TN: I have a lot of records relating to my visits to Naiqua Gallery, but unfortunately I don’t even have one photograph—I think it would be a very valuable record if I did, though. The daughter of Naiqua’s owner, Yuka Miyata, put together an exhibition of the gallery’s history when she was a college student (“Naiqua Gallery: 1960s Avant-Garde”). She contacted me to ask whether I had any materials that would be helpful for putting together a chronology of the gallery’s activity. I looked up quite a lot—I thought that if I was going to make a chronology of Naiqua Gallery, that it should be exact.
JQ: Naiqua Gallery started in 1963, the same year that you started seeing avant-garde art in Tokyo, but it only lasted three years, just about as long as your scrapbooks. It really is a shame you don’t have any photographs of it.
TN: I discovered one thing putting together the chronology: the 1964 Hi-Red Center exhibition “Large Panorama Exhibition”!
JQ: Listening to you, I can see that you have your own way of relating to art.
TN: Before I said “note-taking maniac,” but when I went to sort through some books so that I could get rid of them, I found a lot of notes that I’d totally forgotten—on the “Off Museum” exhibition, Nam June Paik’s solo exhibition, a public discussion with Rauschenberg, a performance by John Cage, and so on. There is a well-known photograph of Nam June Paik at his exhibition, but Yoko Ono and Genpei Akasegawa were also there; they were playing hanafuda, a Japanese card game. There is a photograph of Yoko Ono that was published in a catalog of the Nagoya City Art Museum’s Hi-Red Center exhibition; it shows her standing with a baby in her arm. I’d never seen this picture before. Through my notes, one can see the basic flow of the event in chronological order.

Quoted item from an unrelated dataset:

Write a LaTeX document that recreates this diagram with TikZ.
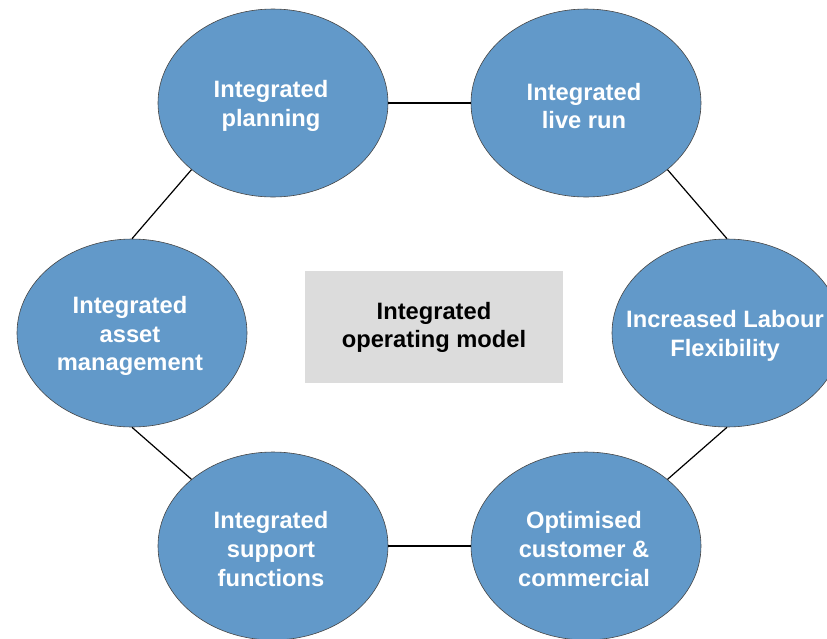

JQ: Going back for a minute, when you first went to the “Yomiuri Independent” you went with Yamaguchi Takaya.
What was your relationship to him?7
TN: He was a friend. We went to school together in Kurashiki, from kindergarten through high school.
JQ: Could I ask about the way that you arranged his memorial exhibition, which took place last year?
TN: Yamaguchi was a painter, and had three solo exhibitions in Tokyo. I thought it would be nice to do an exhibition in our hometown, and have our classmates come and see it.
JQ: How was it?
TN: Oh, it was good. I saw a lot of classmates I hadn’t seen in a long time. They chipped in a bit, too, so thankfully it didn’t end up in the red.
JQ: Finally, in 2016, we showed reprints of some of your photographs in the “Roppongi Crossing” exhibition. You said to us: “My attachment to the scrapbooks has grown weak”—and then gave us the scrapbook we used to realize this project. Did the exhibition provoke some kind of change in you?
TN: Not so much my attachment to the scrapbooks, but my attachment to things… A while before that, I gave all of my art books and materials to a museum… I still feel that I can’t fully let go of the scrapbooks. Once this project is over, you should give it back to me. (laughter)
Notes
1 The Yomiuri Newspaper organized a series of annual exhibitions from 1948 to 1963 under the title “Yomiuri Independent.” The fundamental rule of this exhibition was that anyone who paid a fee could participate. The exhibition rules became a significant issue. The Tokyo Metropolitan Art Museum, which provided space for the exhibition, enacted “Standards for Showing Exhibits,” stating that it would refuse works that it deemed unpleasant.
Participating artists reacted against these rules, becoming anti-social and self-destructive. At a certain point, they hatched a plot to blow up the museum.
2 A group show consisting of 50 artists that was organized by Ushio Shinohara at Tsubaki Kindai Gallery in Shinjuku.
3 A city in Okayama prefecture, 700 kilometers from Tokyo.
4 A major art magazine, still in publication today.
5 Women’s university in Saitama Prefecture, just outside of Tokyo.
6 A publishing company whose name means, literally: “Arts Publishing Company.”
7 The publisher of the magazine Bijutsu Techo.
8 The photograph of Nishiyama and Yamaguchi looking at a happening at the 1963 “Yomiuri Independent” appears on the first page of Jay Chung and Q Takeki Maeda’s scrapbook. The photo is from Masao Shirakawa’s Dada in Japan 1920–1970, Tokyo 1987.